**** DATASET EXTRACT
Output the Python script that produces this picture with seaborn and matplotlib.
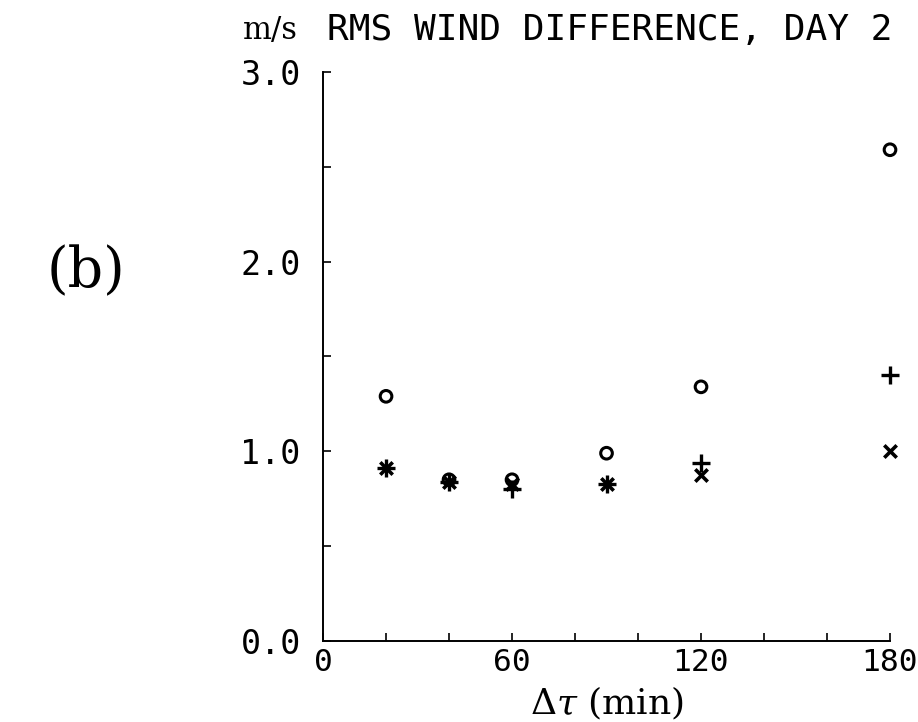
import matplotlib
matplotlib.use('Agg')
import matplotlib.pyplot as plt
import seaborn as sns
import pandas as pd

# data (RMS wind difference, day 2)
tau_min = [20, 40, 60, 90, 120, 180]
rms_circle = [1.29, 0.85, 0.85, 0.99, 1.34, 2.59]
rms_plus = [0.91, 0.84, 0.80, 0.83, 0.94, 1.40]
rms_cross = [0.91, 0.84, 0.83, 0.83, 0.875, 1.00]

x_major = [0, 60, 120, 180]
x_major_labels = ['0', '60', '120', '180']
x_minor = [20, 40, 80, 100, 140, 160]
y_major = [0, 1, 2, 3]
y_major_labels = ['0.0', '1.0', '2.0', '3.0']
y_minor = [0.5, 1.5, 2.5]

sns.set_style('white')
plt.rcParams['mathtext.fontset'] = 'dejavuserif'
plt.rcParams['text.color'] = 'black'

df = pd.DataFrame({'tau': tau_min, 'o': rms_circle, 'plus': rms_plus, 'cross': rms_cross})

fig = plt.figure(figsize=(9.18, 7.22), dpi=100)
ax = fig.add_axes([0.3519, 0.1122, 0.6176, 0.7881])

sns.scatterplot(data=df, x='tau', y='o', marker='o', s=70, facecolor='none',
                edgecolor='black', linewidth=2.2, ax=ax, clip_on=False, zorder=3)
sns.scatterplot(data=df, x='tau', y='plus', marker='+', s=170, color='black',
                linewidth=2.4, ax=ax, clip_on=False, zorder=3)
sns.scatterplot(data=df, x='tau', y='cross', marker='x', s=80, color='black',
                linewidth=2.6, ax=ax, clip_on=False, zorder=3)

ax.set_xlim(0, 180)
ax.set_ylim(0, 3)
ax.set_ylabel('')

sns.despine(ax=ax)
for side in ['left', 'bottom']:
    ax.spines[side].set_linewidth(1.4)
    ax.spines[side].set_color('black')

ax.set_xticks(x_major)
ax.set_xticklabels(x_major_labels, family='DejaVu Sans Mono', fontsize=22.5)
ax.set_xticks(x_minor, minor=True)
ax.set_yticks(y_major)
ax.set_yticklabels(y_major_labels, family='DejaVu Sans Mono', fontsize=24)
ax.set_yticks(y_minor, minor=True)
ax.tick_params(which='both', direction='in', length=6, width=1.2, color='black',
               labelcolor='black', bottom=True, left=True, top=False, right=False)
ax.tick_params(axis='y', which='major', pad=16)
ax.tick_params(axis='x', which='major', pad=5)

ax.set_xlabel(r'$\Delta\tau$ (min)', family='DejaVu Serif', fontsize=26, labelpad=6,
              color='black')

fig.text(243 / 918, 1 - 30 / 722, 'm/s', family='DejaVu Serif', fontsize=22,
         ha='left', va='center', color='black')
fig.text(327 / 918, 1 - 30 / 722, 'RMS WIND DIFFERENCE, DAY 2', family='DejaVu Sans Mono',
         fontsize=26, ha='left', va='center', color='black')
fig.text(86 / 918, 1 - 272 / 722, '(b)', family='DejaVu Serif', fontsize=40,
         ha='center', va='center', color='black')

fig.savefig('out.png', dpi=100)
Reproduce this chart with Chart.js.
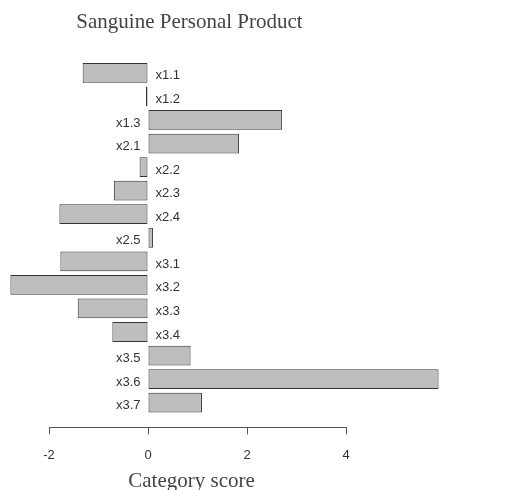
<!DOCTYPE html>
<html>
<head>
<meta charset="utf-8">
<script src="https://cdn.jsdelivr.net/npm/chart.js@4.4.1/dist/chart.umd.min.js"></script>
<style>
  body { margin: 0; background: #fff; }
</style>
</head>
<body>
<canvas id="myChart" width="507" height="490"></canvas>
<script>
let categories = ['x1.1','x1.2','x1.3','x2.1','x2.2','x2.3','x2.4','x2.5','x3.1','x3.2','x3.3','x3.4','x3.5','x3.6','x3.7'];
let scores = [-1.32,-0.04,2.71,1.84,-0.17,-0.69,-1.79,0.10,-1.77,-2.78,-1.42,-0.72,0.86,5.87,1.09];
let xTicks = [-2,0,2,4];
let chartTitle = 'Sanguine Personal Product';
let xTitle = 'Category score';

let ctx = document.getElementById('myChart').getContext('2d');

// one point per row, row index on a linear y axis so the x axis can sit below the last bar
let points = scores.map((v, i) => ({x: v, y: i}));

// labels go on the side of zero opposite to the bar, like the original
const barLabels = {
  id: 'barLabels',
  afterDatasetsDraw(chart) {
    let c = chart.ctx;
    let meta = chart.getDatasetMeta(0);
    c.save();
    c.font = '13px "Liberation Sans", Arial, sans-serif';
    c.fillStyle = '#333';
    c.textBaseline = 'middle';
    meta.data.forEach((bar, i) => {
      if (scores[i] < 0) {
        c.textAlign = 'left';
        c.fillText(categories[i], bar.base + 8, bar.y + 3);
      } else {
        c.textAlign = 'right';
        c.fillText(categories[i], bar.base - 8, bar.y + 3);
      }
    });
    c.restore();
  }
};

// main title and axis title, centred over the plot region of the original
const titles = {
  id: 'titles',
  afterDraw(chart) {
    let c = chart.ctx;
    c.save();
    c.font = '21px "Liberation Serif", "Times New Roman", serif';
    c.fillStyle = '#444';
    c.textAlign = 'center';
    c.textBaseline = 'alphabetic';
    c.fillText(chartTitle, 189.5, 28);
    c.fillText(xTitle, 191.5, 487);
    c.restore();
  }
};

let myChart = new Chart(ctx, {
  type: 'bar',
  data: {
    labels: categories,
    datasets: [{
      label: 'Category score',
      data: points,
      backgroundColor: '#bebebe',
      borderColor: '#333',
      borderWidth: 1,
      borderSkipped: false,
      barPercentage: 0.84,
      categoryPercentage: 1,
      clip: false
    }]
  },
  options: {
    indexAxis: 'y',
    responsive: false,
    animation: false,
    layout: {
      padding: {left: 49, right: 161, top: 54, bottom: 14}
    },
    plugins: {
      legend: {display: false},
      tooltip: {enabled: false}
    },
    scales: {
      x: {
        type: 'linear',
        min: -2,
        max: 4,
        afterBuildTicks: s => { s.ticks = xTicks.map(v => ({value: v})); },
        grid: {
          drawOnChartArea: false,
          drawTicks: true,
          tickLength: 7,
          color: '#555'
        },
        border: {display: true, color: '#555', width: 1},
        ticks: {
          padding: 13,
          color: '#333',
          font: {family: '"Liberation Sans", Arial, sans-serif', size: 13}
        }
      },
      y: {
        type: 'linear',
        reverse: true,
        offset: false,
        min: -0.8,
        max: 15.05,
        afterBuildTicks: s => { s.ticks = categories.map((c, i) => ({value: i})); },
        display: false
      }
    }
  },
  plugins: [barLabels, titles]
});
</script>
</body>
</html>
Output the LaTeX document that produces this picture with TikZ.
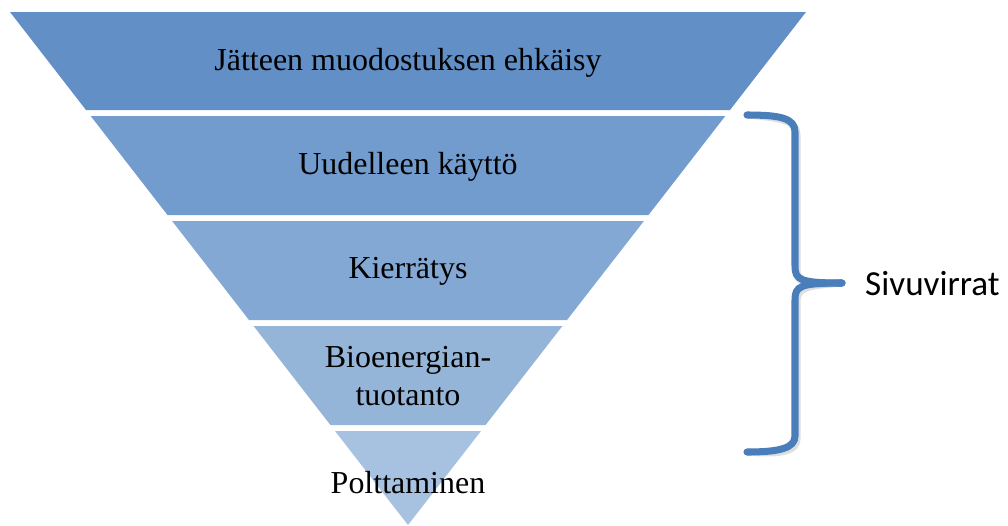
********
WHAT THE TASK REQUIRES:
Make an exact copy of the data, leaving its pictures out.

RESPONSE:
Output the Python script that produces this picture with seaborn and matplotlib.
import matplotlib
matplotlib.use('Agg')
import matplotlib.pyplot as plt
import seaborn as sns
import pandas as pd

# data (RMS wind difference, day 2)
tau_min = [20, 40, 60, 90, 120, 180]
rms_circle = [1.29, 0.85, 0.85, 0.99, 1.34, 2.59]
rms_plus = [0.91, 0.84, 0.80, 0.83, 0.94, 1.40]
rms_cross = [0.91, 0.84, 0.83, 0.83, 0.875, 1.00]

x_major = [0, 60, 120, 180]
x_major_labels = ['0', '60', '120', '180']
x_minor = [20, 40, 80, 100, 140, 160]
y_major = [0, 1, 2, 3]
y_major_labels = ['0.0', '1.0', '2.0', '3.0']
y_minor = [0.5, 1.5, 2.5]

sns.set_style('white')
plt.rcParams['mathtext.fontset'] = 'dejavuserif'
plt.rcParams['text.color'] = 'black'

df = pd.DataFrame({'tau': tau_min, 'o': rms_circle, 'plus': rms_plus, 'cross': rms_cross})

fig = plt.figure(figsize=(9.18, 7.22), dpi=100)
ax = fig.add_axes([0.3519, 0.1122, 0.6176, 0.7881])

sns.scatterplot(data=df, x='tau', y='o', marker='o', s=70, facecolor='none',
                edgecolor='black', linewidth=2.2, ax=ax, clip_on=False, zorder=3)
sns.scatterplot(data=df, x='tau', y='plus', marker='+', s=170, color='black',
                linewidth=2.4, ax=ax, clip_on=False, zorder=3)
sns.scatterplot(data=df, x='tau', y='cross', marker='x', s=80, color='black',
                linewidth=2.6, ax=ax, clip_on=False, zorder=3)

ax.set_xlim(0, 180)
ax.set_ylim(0, 3)
ax.set_ylabel('')

sns.despine(ax=ax)
for side in ['left', 'bottom']:
    ax.spines[side].set_linewidth(1.4)
    ax.spines[side].set_color('black')

ax.set_xticks(x_major)
ax.set_xticklabels(x_major_labels, family='DejaVu Sans Mono', fontsize=22.5)
ax.set_xticks(x_minor, minor=True)
ax.set_yticks(y_major)
ax.set_yticklabels(y_major_labels, family='DejaVu Sans Mono', fontsize=24)
ax.set_yticks(y_minor, minor=True)
ax.tick_params(which='both', direction='in', length=6, width=1.2, color='black',
               labelcolor='black', bottom=True, left=True, top=False, right=False)
ax.tick_params(axis='y', which='major', pad=16)
ax.tick_params(axis='x', which='major', pad=5)

ax.set_xlabel(r'$\Delta\tau$ (min)', family='DejaVu Serif', fontsize=26, labelpad=6,
              color='black')

fig.text(243 / 918, 1 - 30 / 722, 'm/s', family='DejaVu Serif', fontsize=22,
         ha='left', va='center', color='black')
fig.text(327 / 918, 1 - 30 / 722, 'RMS WIND DIFFERENCE, DAY 2', family='DejaVu Sans Mono',
         fontsize=26, ha='left', va='center', color='black')
fig.text(86 / 918, 1 - 272 / 722, '(b)', family='DejaVu Serif', fontsize=40,
         ha='center', va='center', color='black')

fig.savefig('out.png', dpi=100)
Reproduce this chart with Chart.js.
<!DOCTYPE html>
<html>
<head>
<meta charset="utf-8">
<script src="https://cdn.jsdelivr.net/npm/chart.js@4.4.1/dist/chart.umd.min.js"></script>
<style>
  body { margin: 0; background: #fff; }
</style>
</head>
<body>
<canvas id="myChart" width="507" height="490"></canvas>
<script>
let categories = ['x1.1','x1.2','x1.3','x2.1','x2.2','x2.3','x2.4','x2.5','x3.1','x3.2','x3.3','x3.4','x3.5','x3.6','x3.7'];
let scores = [-1.32,-0.04,2.71,1.84,-0.17,-0.69,-1.79,0.10,-1.77,-2.78,-1.42,-0.72,0.86,5.87,1.09];
let xTicks = [-2,0,2,4];
let chartTitle = 'Sanguine Personal Product';
let xTitle = 'Category score';

let ctx = document.getElementById('myChart').getContext('2d');

// one point per row, row index on a linear y axis so the x axis can sit below the last bar
let points = scores.map((v, i) => ({x: v, y: i}));

// labels go on the side of zero opposite to the bar, like the original
const barLabels = {
  id: 'barLabels',
  afterDatasetsDraw(chart) {
    let c = chart.ctx;
    let meta = chart.getDatasetMeta(0);
    c.save();
    c.font = '13px "Liberation Sans", Arial, sans-serif';
    c.fillStyle = '#333';
    c.textBaseline = 'middle';
    meta.data.forEach((bar, i) => {
      if (scores[i] < 0) {
        c.textAlign = 'left';
        c.fillText(categories[i], bar.base + 8, bar.y + 3);
      } else {
        c.textAlign = 'right';
        c.fillText(categories[i], bar.base - 8, bar.y + 3);
      }
    });
    c.restore();
  }
};

// main title and axis title, centred over the plot region of the original
const titles = {
  id: 'titles',
  afterDraw(chart) {
    let c = chart.ctx;
    c.save();
    c.font = '21px "Liberation Serif", "Times New Roman", serif';
    c.fillStyle = '#444';
    c.textAlign = 'center';
    c.textBaseline = 'alphabetic';
    c.fillText(chartTitle, 189.5, 28);
    c.fillText(xTitle, 191.5, 487);
    c.restore();
  }
};

let myChart = new Chart(ctx, {
  type: 'bar',
  data: {
    labels: categories,
    datasets: [{
      label: 'Category score',
      data: points,
      backgroundColor: '#bebebe',
      borderColor: '#333',
      borderWidth: 1,
      borderSkipped: false,
      barPercentage: 0.84,
      categoryPercentage: 1,
      clip: false
    }]
  },
  options: {
    indexAxis: 'y',
    responsive: false,
    animation: false,
    layout: {
      padding: {left: 49, right: 161, top: 54, bottom: 14}
    },
    plugins: {
      legend: {display: false},
      tooltip: {enabled: false}
    },
    scales: {
      x: {
        type: 'linear',
        min: -2,
        max: 4,
        afterBuildTicks: s => { s.ticks = xTicks.map(v => ({value: v})); },
        grid: {
          drawOnChartArea: false,
          drawTicks: true,
          tickLength: 7,
          color: '#555'
        },
        border: {display: true, color: '#555', width: 1},
        ticks: {
          padding: 13,
          color: '#333',
          font: {family: '"Liberation Sans", Arial, sans-serif', size: 13}
        }
      },
      y: {
        type: 'linear',
        reverse: true,
        offset: false,
        min: -0.8,
        max: 15.05,
        afterBuildTicks: s => { s.ticks = categories.map((c, i) => ({value: i})); },
        display: false
      }
    }
  },
  plugins: [barLabels, titles]
});
</script>
</body>
</html>
Output the LaTeX document that produces this picture with TikZ.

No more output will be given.